#### RECORDED DATA
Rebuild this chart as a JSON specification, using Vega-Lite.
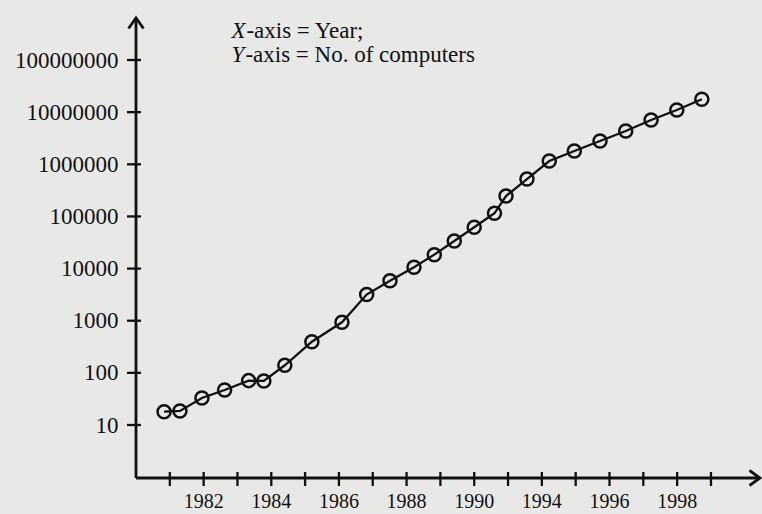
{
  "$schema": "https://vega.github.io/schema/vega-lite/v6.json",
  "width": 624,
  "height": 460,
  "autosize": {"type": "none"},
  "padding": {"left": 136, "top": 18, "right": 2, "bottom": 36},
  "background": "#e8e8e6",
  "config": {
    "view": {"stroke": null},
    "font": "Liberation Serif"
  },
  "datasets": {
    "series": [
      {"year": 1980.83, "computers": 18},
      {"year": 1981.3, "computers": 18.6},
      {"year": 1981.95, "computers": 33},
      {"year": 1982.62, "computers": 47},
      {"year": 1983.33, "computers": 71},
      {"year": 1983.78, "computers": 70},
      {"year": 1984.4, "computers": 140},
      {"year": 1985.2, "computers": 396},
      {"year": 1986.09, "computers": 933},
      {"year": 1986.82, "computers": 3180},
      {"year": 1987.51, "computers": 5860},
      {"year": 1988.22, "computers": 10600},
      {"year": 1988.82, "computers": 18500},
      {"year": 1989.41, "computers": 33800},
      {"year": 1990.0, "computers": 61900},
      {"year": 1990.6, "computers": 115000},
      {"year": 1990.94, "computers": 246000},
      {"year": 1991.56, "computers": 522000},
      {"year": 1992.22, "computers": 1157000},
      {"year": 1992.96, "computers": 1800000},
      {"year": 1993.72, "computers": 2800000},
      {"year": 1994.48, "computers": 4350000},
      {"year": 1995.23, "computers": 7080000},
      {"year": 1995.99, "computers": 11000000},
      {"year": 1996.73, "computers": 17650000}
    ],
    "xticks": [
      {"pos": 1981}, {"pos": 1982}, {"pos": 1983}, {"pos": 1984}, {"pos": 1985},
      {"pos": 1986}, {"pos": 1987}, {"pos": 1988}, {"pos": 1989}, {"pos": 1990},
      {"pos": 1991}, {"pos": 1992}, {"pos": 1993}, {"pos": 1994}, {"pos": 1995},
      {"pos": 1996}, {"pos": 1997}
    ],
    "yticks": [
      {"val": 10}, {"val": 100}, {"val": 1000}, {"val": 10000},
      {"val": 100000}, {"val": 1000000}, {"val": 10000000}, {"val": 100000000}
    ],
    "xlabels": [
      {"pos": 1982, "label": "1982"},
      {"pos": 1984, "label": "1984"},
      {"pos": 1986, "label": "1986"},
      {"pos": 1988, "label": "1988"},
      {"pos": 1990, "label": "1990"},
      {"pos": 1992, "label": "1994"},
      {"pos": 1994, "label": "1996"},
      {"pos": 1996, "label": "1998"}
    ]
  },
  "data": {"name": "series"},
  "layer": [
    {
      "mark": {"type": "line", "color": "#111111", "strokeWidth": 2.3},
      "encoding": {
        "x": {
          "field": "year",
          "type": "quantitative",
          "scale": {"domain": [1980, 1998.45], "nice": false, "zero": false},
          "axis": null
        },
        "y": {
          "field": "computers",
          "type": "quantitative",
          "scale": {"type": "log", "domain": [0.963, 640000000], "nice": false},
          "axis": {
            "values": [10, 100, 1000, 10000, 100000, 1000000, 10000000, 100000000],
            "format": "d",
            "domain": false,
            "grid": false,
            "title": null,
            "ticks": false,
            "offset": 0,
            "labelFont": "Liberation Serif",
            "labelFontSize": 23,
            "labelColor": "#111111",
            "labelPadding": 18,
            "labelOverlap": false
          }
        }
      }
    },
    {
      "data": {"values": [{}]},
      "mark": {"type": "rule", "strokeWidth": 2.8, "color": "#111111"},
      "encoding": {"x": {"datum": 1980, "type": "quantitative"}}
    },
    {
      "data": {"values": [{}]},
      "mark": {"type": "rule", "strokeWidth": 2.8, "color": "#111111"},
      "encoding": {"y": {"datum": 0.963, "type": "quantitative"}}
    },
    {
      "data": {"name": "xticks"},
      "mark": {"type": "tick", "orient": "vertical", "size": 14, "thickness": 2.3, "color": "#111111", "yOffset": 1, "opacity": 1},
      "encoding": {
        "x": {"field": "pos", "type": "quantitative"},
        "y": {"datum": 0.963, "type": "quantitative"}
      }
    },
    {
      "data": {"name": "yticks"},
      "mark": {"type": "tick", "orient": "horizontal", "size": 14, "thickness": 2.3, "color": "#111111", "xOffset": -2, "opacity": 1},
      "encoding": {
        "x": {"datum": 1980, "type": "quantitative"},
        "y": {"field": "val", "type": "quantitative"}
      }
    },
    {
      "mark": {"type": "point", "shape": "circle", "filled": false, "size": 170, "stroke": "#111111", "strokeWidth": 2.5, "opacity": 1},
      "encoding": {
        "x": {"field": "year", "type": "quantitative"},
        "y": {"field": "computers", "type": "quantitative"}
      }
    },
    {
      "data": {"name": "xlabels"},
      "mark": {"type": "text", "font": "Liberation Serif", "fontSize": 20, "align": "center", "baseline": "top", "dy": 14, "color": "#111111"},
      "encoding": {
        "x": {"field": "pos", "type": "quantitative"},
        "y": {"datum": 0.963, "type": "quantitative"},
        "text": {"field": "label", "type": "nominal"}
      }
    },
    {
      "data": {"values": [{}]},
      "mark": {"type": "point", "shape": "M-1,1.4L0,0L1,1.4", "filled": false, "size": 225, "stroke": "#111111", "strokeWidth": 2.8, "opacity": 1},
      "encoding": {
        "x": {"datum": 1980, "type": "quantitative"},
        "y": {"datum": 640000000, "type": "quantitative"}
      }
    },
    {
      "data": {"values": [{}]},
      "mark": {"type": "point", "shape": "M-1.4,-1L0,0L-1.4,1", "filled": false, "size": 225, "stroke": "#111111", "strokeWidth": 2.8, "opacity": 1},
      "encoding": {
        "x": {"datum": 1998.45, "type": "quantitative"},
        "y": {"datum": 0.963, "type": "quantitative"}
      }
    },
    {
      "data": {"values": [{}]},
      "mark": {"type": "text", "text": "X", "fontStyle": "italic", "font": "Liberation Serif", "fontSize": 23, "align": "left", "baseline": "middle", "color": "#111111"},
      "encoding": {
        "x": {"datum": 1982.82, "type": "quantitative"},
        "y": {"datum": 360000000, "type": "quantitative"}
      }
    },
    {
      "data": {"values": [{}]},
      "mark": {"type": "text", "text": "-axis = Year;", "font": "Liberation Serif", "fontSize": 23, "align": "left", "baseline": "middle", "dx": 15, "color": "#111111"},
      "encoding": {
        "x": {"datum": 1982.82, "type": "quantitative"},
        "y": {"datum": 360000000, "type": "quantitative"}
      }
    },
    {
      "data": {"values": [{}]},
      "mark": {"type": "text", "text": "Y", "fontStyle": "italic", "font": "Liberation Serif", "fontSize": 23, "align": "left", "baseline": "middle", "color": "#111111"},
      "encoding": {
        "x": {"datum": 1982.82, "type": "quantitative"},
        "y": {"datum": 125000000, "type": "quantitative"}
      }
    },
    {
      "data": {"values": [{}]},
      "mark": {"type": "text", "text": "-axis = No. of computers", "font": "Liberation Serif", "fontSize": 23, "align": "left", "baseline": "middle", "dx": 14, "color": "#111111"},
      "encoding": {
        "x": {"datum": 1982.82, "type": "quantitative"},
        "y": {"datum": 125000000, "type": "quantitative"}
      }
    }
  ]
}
########
**INSTRUCTIONS TO FOLLOW**
Reproduce the data verbatim. Do not carry any picture into the copy.

**FULL OUTPUT**
Rebuild this chart as a JSON specification, using Vega-Lite.
{
  "$schema": "https://vega.github.io/schema/vega-lite/v6.json",
  "width": 624,
  "height": 460,
  "autosize": {"type": "none"},
  "padding": {"left": 136, "top": 18, "right": 2, "bottom": 36},
  "background": "#e8e8e6",
  "config": {
    "view": {"stroke": null},
    "font": "Liberation Serif"
  },
  "datasets": {
    "series": [
      {"year": 1980.83, "computers": 18},
      {"year": 1981.3, "computers": 18.6},
      {"year": 1981.95, "computers": 33},
      {"year": 1982.62, "computers": 47},
      {"year": 1983.33, "computers": 71},
      {"year": 1983.78, "computers": 70},
      {"year": 1984.4, "computers": 140},
      {"year": 1985.2, "computers": 396},
      {"year": 1986.09, "computers": 933},
      {"year": 1986.82, "computers": 3180},
      {"year": 1987.51, "computers": 5860},
      {"year": 1988.22, "computers": 10600},
      {"year": 1988.82, "computers": 18500},
      {"year": 1989.41, "computers": 33800},
      {"year": 1990.0, "computers": 61900},
      {"year": 1990.6, "computers": 115000},
      {"year": 1990.94, "computers": 246000},
      {"year": 1991.56, "computers": 522000},
      {"year": 1992.22, "computers": 1157000},
      {"year": 1992.96, "computers": 1800000},
      {"year": 1993.72, "computers": 2800000},
      {"year": 1994.48, "computers": 4350000},
      {"year": 1995.23, "computers": 7080000},
      {"year": 1995.99, "computers": 11000000},
      {"year": 1996.73, "computers": 17650000}
    ],
    "xticks": [
      {"pos": 1981}, {"pos": 1982}, {"pos": 1983}, {"pos": 1984}, {"pos": 1985},
      {"pos": 1986}, {"pos": 1987}, {"pos": 1988}, {"pos": 1989}, {"pos": 1990},
      {"pos": 1991}, {"pos": 1992}, {"pos": 1993}, {"pos": 1994}, {"pos": 1995},
      {"pos": 1996}, {"pos": 1997}
    ],
    "yticks": [
      {"val": 10}, {"val": 100}, {"val": 1000}, {"val": 10000},
      {"val": 100000}, {"val": 1000000}, {"val": 10000000}, {"val": 100000000}
    ],
    "xlabels": [
      {"pos": 1982, "label": "1982"},
      {"pos": 1984, "label": "1984"},
      {"pos": 1986, "label": "1986"},
      {"pos": 1988, "label": "1988"},
      {"pos": 1990, "label": "1990"},
      {"pos": 1992, "label": "1994"},
      {"pos": 1994, "label": "1996"},
      {"pos": 1996, "label": "1998"}
    ]
  },
  "data": {"name": "series"},
  "layer": [
    {
      "mark": {"type": "line", "color": "#111111", "strokeWidth": 2.3},
      "encoding": {
        "x": {
          "field": "year",
          "type": "quantitative",
          "scale": {"domain": [1980, 1998.45], "nice": false, "zero": false},
          "axis": null
        },
        "y": {
          "field": "computers",
          "type": "quantitative",
          "scale": {"type": "log", "domain": [0.963, 640000000], "nice": false},
          "axis": {
            "values": [10, 100, 1000, 10000, 100000, 1000000, 10000000, 100000000],
            "format": "d",
            "domain": false,
            "grid": false,
            "title": null,
            "ticks": false,
            "offset": 0,
            "labelFont": "Liberation Serif",
            "labelFontSize": 23,
            "labelColor": "#111111",
            "labelPadding": 18,
            "labelOverlap": false
          }
        }
      }
    },
    {
      "data": {"values": [{}]},
      "mark": {"type": "rule", "strokeWidth": 2.8, "color": "#111111"},
      "encoding": {"x": {"datum": 1980, "type": "quantitative"}}
    },
    {
      "data": {"values": [{}]},
      "mark": {"type": "rule", "strokeWidth": 2.8, "color": "#111111"},
      "encoding": {"y": {"datum": 0.963, "type": "quantitative"}}
    },
    {
      "data": {"name": "xticks"},
      "mark": {"type": "tick", "orient": "vertical", "size": 14, "thickness": 2.3, "color": "#111111", "yOffset": 1, "opacity": 1},
      "encoding": {
        "x": {"field": "pos", "type": "quantitative"},
        "y": {"datum": 0.963, "type": "quantitative"}
      }
    },
    {
      "data": {"name": "yticks"},
      "mark": {"type": "tick", "orient": "horizontal", "size": 14, "thickness": 2.3, "color": "#111111", "xOffset": -2, "opacity": 1},
      "encoding": {
        "x": {"datum": 1980, "type": "quantitative"},
        "y": {"field": "val", "type": "quantitative"}
      }
    },
    {
      "mark": {"type": "point", "shape": "circle", "filled": false, "size": 170, "stroke": "#111111", "strokeWidth": 2.5, "opacity": 1},
      "encoding": {
        "x": {"field": "year", "type": "quantitative"},
        "y": {"field": "computers", "type": "quantitative"}
      }
    },
    {
      "data": {"name": "xlabels"},
      "mark": {"type": "text", "font": "Liberation Serif", "fontSize": 20, "align": "center", "baseline": "top", "dy": 14, "color": "#111111"},
      "encoding": {
        "x": {"field": "pos", "type": "quantitative"},
        "y": {"datum": 0.963, "type": "quantitative"},
        "text": {"field": "label", "type": "nominal"}
      }
    },
    {
      "data": {"values": [{}]},
      "mark": {"type": "point", "shape": "M-1,1.4L0,0L1,1.4", "filled": false, "size": 225, "stroke": "#111111", "strokeWidth": 2.8, "opacity": 1},
      "encoding": {
        "x": {"datum": 1980, "type": "quantitative"},
        "y": {"datum": 640000000, "type": "quantitative"}
      }
    },
    {
      "data": {"values": [{}]},
      "mark": {"type": "point", "shape": "M-1.4,-1L0,0L-1.4,1", "filled": false, "size": 225, "stroke": "#111111", "strokeWidth": 2.8, "opacity": 1},
      "encoding": {
        "x": {"datum": 1998.45, "type": "quantitative"},
        "y": {"datum": 0.963, "type": "quantitative"}
      }
    },
    {
      "data": {"values": [{}]},
      "mark": {"type": "text", "text": "X", "fontStyle": "italic", "font": "Liberation Serif", "fontSize": 23, "align": "left", "baseline": "middle", "color": "#111111"},
      "encoding": {
        "x": {"datum": 1982.82, "type": "quantitative"},
        "y": {"datum": 360000000, "type": "quantitative"}
      }
    },
    {
      "data": {"values": [{}]},
      "mark": {"type": "text", "text": "-axis = Year;", "font": "Liberation Serif", "fontSize": 23, "align": "left", "baseline": "middle", "dx": 15, "color": "#111111"},
      "encoding": {
        "x": {"datum": 1982.82, "type": "quantitative"},
        "y": {"datum": 360000000, "type": "quantitative"}
      }
    },
    {
      "data": {"values": [{}]},
      "mark": {"type": "text", "text": "Y", "fontStyle": "italic", "font": "Liberation Serif", "fontSize": 23, "align": "left", "baseline": "middle", "color": "#111111"},
      "encoding": {
        "x": {"datum": 1982.82, "type": "quantitative"},
        "y": {"datum": 125000000, "type": "quantitative"}
      }
    },
    {
      "data": {"values": [{}]},
      "mark": {"type": "text", "text": "-axis = No. of computers", "font": "Liberation Serif", "fontSize": 23, "align": "left", "baseline": "middle", "dx": 14, "color": "#111111"},
      "encoding": {
        "x": {"datum": 1982.82, "type": "quantitative"},
        "y": {"datum": 125000000, "type": "quantitative"}
      }
    }
  ]
}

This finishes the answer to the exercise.